• _Task_
All of the data should be repeated exactly; pictures are not part of the copy.

• _Provided material_

________

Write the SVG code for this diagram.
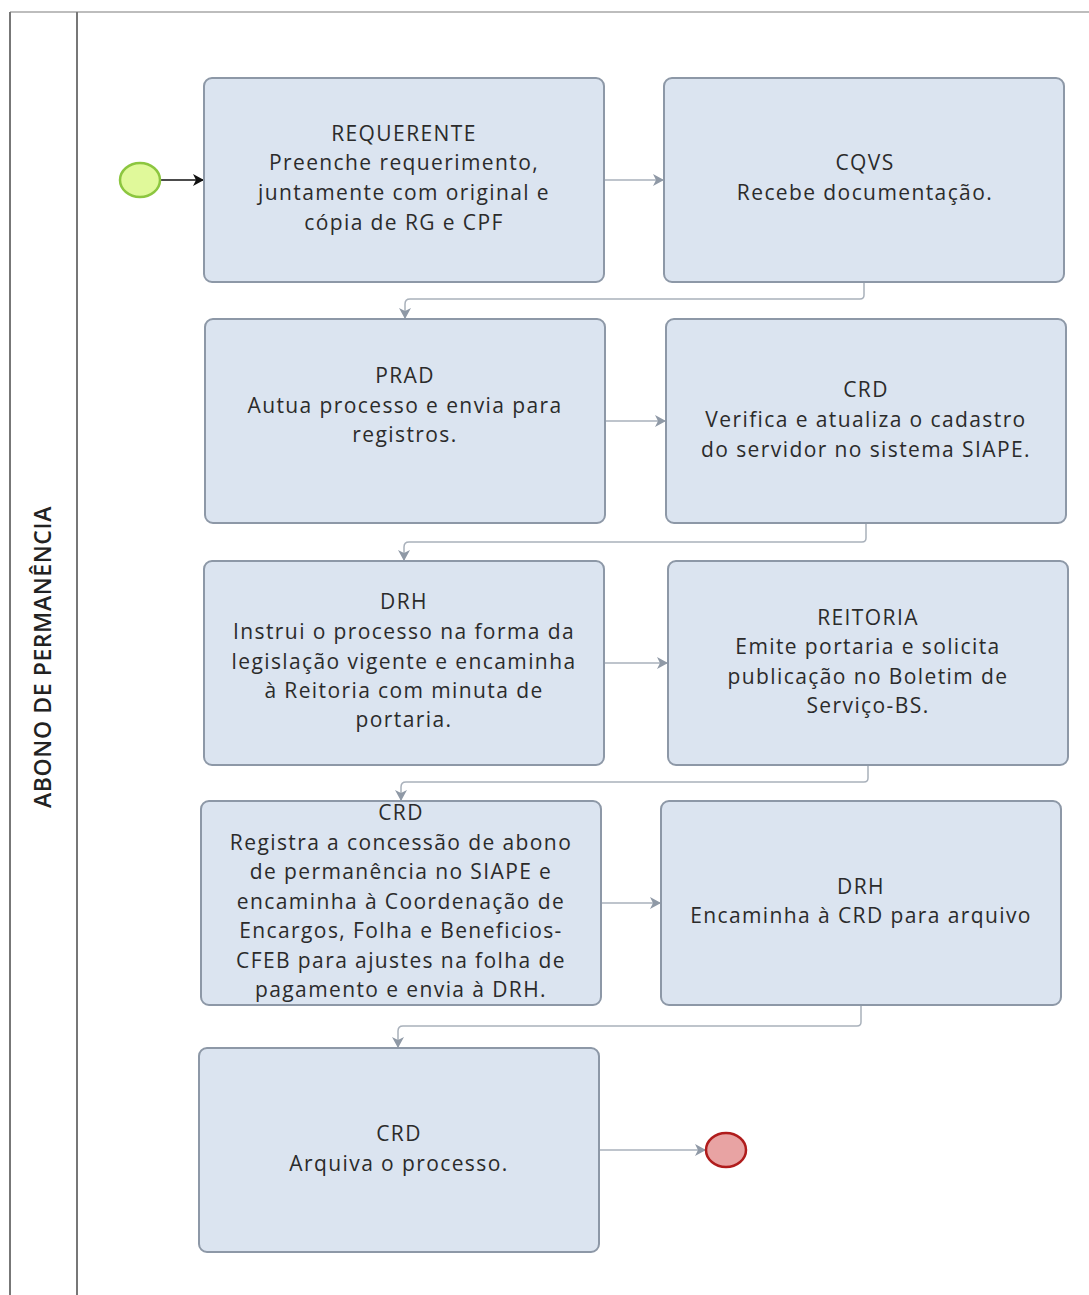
<svg xmlns="http://www.w3.org/2000/svg" width="1089" height="1295" viewBox="0 0 1089 1295">
  <defs>
    <style>
      .task { fill: #dbe4f0; stroke: #8d98a7; stroke-width: 2; }
      .lbl { font-family: "Open Sans", "Liberation Sans", sans-serif; font-size: 21px; letter-spacing: 1.4px; fill: #2b2b2b; text-anchor: middle; }
      .flow { fill: none; stroke: #a9b1bb; stroke-width: 1.5; }
      .pool { fill: none; stroke: #777; stroke-width: 2; }
      .pool-top { fill: none; stroke: #bdbdbd; stroke-width: 2; }
    </style>
    <marker id="arrGray" markerWidth="12" markerHeight="12" refX="11" refY="6" orient="auto" markerUnits="userSpaceOnUse">
      <path d="M0,0 L11,6 L0,12 L3,6 Z" fill="#8f99a6"/>
    </marker>
    <marker id="arrBlack" markerWidth="12" markerHeight="12" refX="11" refY="6" orient="auto" markerUnits="userSpaceOnUse">
      <path d="M0,0 L11,6 L0,12 L3,6 Z" fill="#111"/>
    </marker>
  </defs>

  <!-- pool frame and lane header -->
  <g id="pool">
    <line class="pool-top" x1="10" y1="12" x2="1089" y2="12"/>
    <line class="pool" x1="10" y1="12" x2="10" y2="1295"/>
    <line class="pool" x1="77" y1="12" x2="77" y2="1295"/>
    <text transform="translate(51,657) rotate(-90)" font-family="Open Sans, Liberation Sans, sans-serif" font-size="23" font-weight="600" letter-spacing="0.6" fill="#222" text-anchor="middle">ABONO DE PERMANÊNCIA</text>
  </g>

  <!-- sequence flows -->
  <g id="connectors">
    <line x1="161" y1="180" x2="204" y2="180" stroke="#111" stroke-width="1.5" marker-end="url(#arrBlack)"/>
    <line class="flow" x1="604" y1="180" x2="664" y2="180" marker-end="url(#arrGray)"/>
    <path class="flow" d="M864,282 V295 Q864,299 860,299 H410 Q405,299 405,304 V319" marker-end="url(#arrGray)"/>
    <line class="flow" x1="605" y1="421" x2="666" y2="421" marker-end="url(#arrGray)"/>
    <path class="flow" d="M866,523 V538 Q866,542 862,542 H409 Q404,542 404,547 V561" marker-end="url(#arrGray)"/>
    <line class="flow" x1="604" y1="663" x2="668" y2="663" marker-end="url(#arrGray)"/>
    <path class="flow" d="M868,765 V778 Q868,782 864,782 H406 Q401,782 401,787 V801" marker-end="url(#arrGray)"/>
    <line class="flow" x1="601" y1="903" x2="661" y2="903" marker-end="url(#arrGray)"/>
    <path class="flow" d="M861,1005 V1022 Q861,1026 857,1026 H403 Q398,1026 398,1031 V1048" marker-end="url(#arrGray)"/>
    <line class="flow" x1="599" y1="1150" x2="706" y2="1150" marker-end="url(#arrGray)"/>
  </g>

  <g id="start">
    <ellipse cx="140" cy="180" rx="20" ry="17" fill="#e0f99a" stroke="#8cc63f" stroke-width="2.5"/>
  </g>

  <g id="task-requerente">
    <rect class="task" x="204" y="78" width="400" height="204" rx="8"/>
    <text class="lbl"><tspan x="404" y="141">REQUERENTE</tspan><tspan x="404" y="170">Preenche requerimento,</tspan><tspan x="404" y="200">juntamente com original e</tspan><tspan x="404" y="230">cópia de RG e CPF</tspan></text>
  </g>

  <g id="task-cqvs">
    <rect class="task" x="664" y="78" width="400" height="204" rx="8"/>
    <text class="lbl"><tspan x="865" y="170">CQVS</tspan><tspan x="865" y="200">Recebe documentação.</tspan></text>
  </g>

  <g id="task-prad">
    <rect class="task" x="205" y="319" width="400" height="204" rx="8"/>
    <text class="lbl"><tspan x="405" y="383">PRAD</tspan><tspan x="405" y="413">Autua processo e envia para</tspan><tspan x="405" y="442">registros.</tspan></text>
  </g>

  <g id="task-crd-cadastro">
    <rect class="task" x="666" y="319" width="400" height="204" rx="8"/>
    <text class="lbl"><tspan x="866" y="397">CRD</tspan><tspan x="866" y="427">Verifica e atualiza o cadastro</tspan><tspan x="866" y="457">do servidor no sistema SIAPE.</tspan></text>
  </g>

  <g id="task-drh-instrui">
    <rect class="task" x="204" y="561" width="400" height="204" rx="8"/>
    <text class="lbl"><tspan x="404" y="609">DRH</tspan><tspan x="404" y="639">Instrui o processo na forma da</tspan><tspan x="404" y="669">legislação vigente e encaminha</tspan><tspan x="404" y="698">à Reitoria com minuta de</tspan><tspan x="404" y="727">portaria.</tspan></text>
  </g>

  <g id="task-reitoria">
    <rect class="task" x="668" y="561" width="400" height="204" rx="8"/>
    <text class="lbl"><tspan x="868" y="625">REITORIA</tspan><tspan x="868" y="654">Emite portaria e solicita</tspan><tspan x="868" y="684">publicação no Boletim de</tspan><tspan x="868" y="713">Serviço-BS.</tspan></text>
  </g>

  <g id="task-crd-registra">
    <rect class="task" x="201" y="801" width="400" height="204" rx="8"/>
    <text class="lbl"><tspan x="401" y="820">CRD</tspan><tspan x="401" y="850">Registra a concessão de abono</tspan><tspan x="401" y="879">de permanência no SIAPE e</tspan><tspan x="401" y="909">encaminha à Coordenação de</tspan><tspan x="401" y="938">Encargos, Folha e Beneficios-</tspan><tspan x="401" y="968">CFEB para ajustes na folha de</tspan><tspan x="401" y="997">pagamento e envia à DRH.</tspan></text>
  </g>

  <g id="task-drh-encaminha">
    <rect class="task" x="661" y="801" width="400" height="204" rx="8"/>
    <text class="lbl"><tspan x="861" y="894">DRH</tspan><tspan x="861" y="923">Encaminha à CRD para arquivo</tspan></text>
  </g>

  <g id="task-crd-arquiva">
    <rect class="task" x="199" y="1048" width="400" height="204" rx="8"/>
    <text class="lbl"><tspan x="399" y="1141">CRD</tspan><tspan x="399" y="1171">Arquiva o processo.</tspan></text>
  </g>

  <g id="end">
    <ellipse cx="726" cy="1150" rx="20" ry="17" fill="#e8a3a3" stroke="#b01c1c" stroke-width="2.5"/>
  </g>
</svg>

________

• _Response to the exercise_
Write the SVG code for this diagram.
<svg xmlns="http://www.w3.org/2000/svg" width="1089" height="1295" viewBox="0 0 1089 1295">
  <defs>
    <style>
      .task { fill: #dbe4f0; stroke: #8d98a7; stroke-width: 2; }
      .lbl { font-family: "Open Sans", "Liberation Sans", sans-serif; font-size: 21px; letter-spacing: 1.4px; fill: #2b2b2b; text-anchor: middle; }
      .flow { fill: none; stroke: #a9b1bb; stroke-width: 1.5; }
      .pool { fill: none; stroke: #777; stroke-width: 2; }
      .pool-top { fill: none; stroke: #bdbdbd; stroke-width: 2; }
    </style>
    <marker id="arrGray" markerWidth="12" markerHeight="12" refX="11" refY="6" orient="auto" markerUnits="userSpaceOnUse">
      <path d="M0,0 L11,6 L0,12 L3,6 Z" fill="#8f99a6"/>
    </marker>
    <marker id="arrBlack" markerWidth="12" markerHeight="12" refX="11" refY="6" orient="auto" markerUnits="userSpaceOnUse">
      <path d="M0,0 L11,6 L0,12 L3,6 Z" fill="#111"/>
    </marker>
  </defs>

  <!-- pool frame and lane header -->
  <g id="pool">
    <line class="pool-top" x1="10" y1="12" x2="1089" y2="12"/>
    <line class="pool" x1="10" y1="12" x2="10" y2="1295"/>
    <line class="pool" x1="77" y1="12" x2="77" y2="1295"/>
    <text transform="translate(51,657) rotate(-90)" font-family="Open Sans, Liberation Sans, sans-serif" font-size="23" font-weight="600" letter-spacing="0.6" fill="#222" text-anchor="middle">ABONO DE PERMANÊNCIA</text>
  </g>

  <!-- sequence flows -->
  <g id="connectors">
    <line x1="161" y1="180" x2="204" y2="180" stroke="#111" stroke-width="1.5" marker-end="url(#arrBlack)"/>
    <line class="flow" x1="604" y1="180" x2="664" y2="180" marker-end="url(#arrGray)"/>
    <path class="flow" d="M864,282 V295 Q864,299 860,299 H410 Q405,299 405,304 V319" marker-end="url(#arrGray)"/>
    <line class="flow" x1="605" y1="421" x2="666" y2="421" marker-end="url(#arrGray)"/>
    <path class="flow" d="M866,523 V538 Q866,542 862,542 H409 Q404,542 404,547 V561" marker-end="url(#arrGray)"/>
    <line class="flow" x1="604" y1="663" x2="668" y2="663" marker-end="url(#arrGray)"/>
    <path class="flow" d="M868,765 V778 Q868,782 864,782 H406 Q401,782 401,787 V801" marker-end="url(#arrGray)"/>
    <line class="flow" x1="601" y1="903" x2="661" y2="903" marker-end="url(#arrGray)"/>
    <path class="flow" d="M861,1005 V1022 Q861,1026 857,1026 H403 Q398,1026 398,1031 V1048" marker-end="url(#arrGray)"/>
    <line class="flow" x1="599" y1="1150" x2="706" y2="1150" marker-end="url(#arrGray)"/>
  </g>

  <g id="start">
    <ellipse cx="140" cy="180" rx="20" ry="17" fill="#e0f99a" stroke="#8cc63f" stroke-width="2.5"/>
  </g>

  <g id="task-requerente">
    <rect class="task" x="204" y="78" width="400" height="204" rx="8"/>
    <text class="lbl"><tspan x="404" y="141">REQUERENTE</tspan><tspan x="404" y="170">Preenche requerimento,</tspan><tspan x="404" y="200">juntamente com original e</tspan><tspan x="404" y="230">cópia de RG e CPF</tspan></text>
  </g>

  <g id="task-cqvs">
    <rect class="task" x="664" y="78" width="400" height="204" rx="8"/>
    <text class="lbl"><tspan x="865" y="170">CQVS</tspan><tspan x="865" y="200">Recebe documentação.</tspan></text>
  </g>

  <g id="task-prad">
    <rect class="task" x="205" y="319" width="400" height="204" rx="8"/>
    <text class="lbl"><tspan x="405" y="383">PRAD</tspan><tspan x="405" y="413">Autua processo e envia para</tspan><tspan x="405" y="442">registros.</tspan></text>
  </g>

  <g id="task-crd-cadastro">
    <rect class="task" x="666" y="319" width="400" height="204" rx="8"/>
    <text class="lbl"><tspan x="866" y="397">CRD</tspan><tspan x="866" y="427">Verifica e atualiza o cadastro</tspan><tspan x="866" y="457">do servidor no sistema SIAPE.</tspan></text>
  </g>

  <g id="task-drh-instrui">
    <rect class="task" x="204" y="561" width="400" height="204" rx="8"/>
    <text class="lbl"><tspan x="404" y="609">DRH</tspan><tspan x="404" y="639">Instrui o processo na forma da</tspan><tspan x="404" y="669">legislação vigente e encaminha</tspan><tspan x="404" y="698">à Reitoria com minuta de</tspan><tspan x="404" y="727">portaria.</tspan></text>
  </g>

  <g id="task-reitoria">
    <rect class="task" x="668" y="561" width="400" height="204" rx="8"/>
    <text class="lbl"><tspan x="868" y="625">REITORIA</tspan><tspan x="868" y="654">Emite portaria e solicita</tspan><tspan x="868" y="684">publicação no Boletim de</tspan><tspan x="868" y="713">Serviço-BS.</tspan></text>
  </g>

  <g id="task-crd-registra">
    <rect class="task" x="201" y="801" width="400" height="204" rx="8"/>
    <text class="lbl"><tspan x="401" y="820">CRD</tspan><tspan x="401" y="850">Registra a concessão de abono</tspan><tspan x="401" y="879">de permanência no SIAPE e</tspan><tspan x="401" y="909">encaminha à Coordenação de</tspan><tspan x="401" y="938">Encargos, Folha e Beneficios-</tspan><tspan x="401" y="968">CFEB para ajustes na folha de</tspan><tspan x="401" y="997">pagamento e envia à DRH.</tspan></text>
  </g>

  <g id="task-drh-encaminha">
    <rect class="task" x="661" y="801" width="400" height="204" rx="8"/>
    <text class="lbl"><tspan x="861" y="894">DRH</tspan><tspan x="861" y="923">Encaminha à CRD para arquivo</tspan></text>
  </g>

  <g id="task-crd-arquiva">
    <rect class="task" x="199" y="1048" width="400" height="204" rx="8"/>
    <text class="lbl"><tspan x="399" y="1141">CRD</tspan><tspan x="399" y="1171">Arquiva o processo.</tspan></text>
  </g>

  <g id="end">
    <ellipse cx="726" cy="1150" rx="20" ry="17" fill="#e8a3a3" stroke="#b01c1c" stroke-width="2.5"/>
  </g>
</svg>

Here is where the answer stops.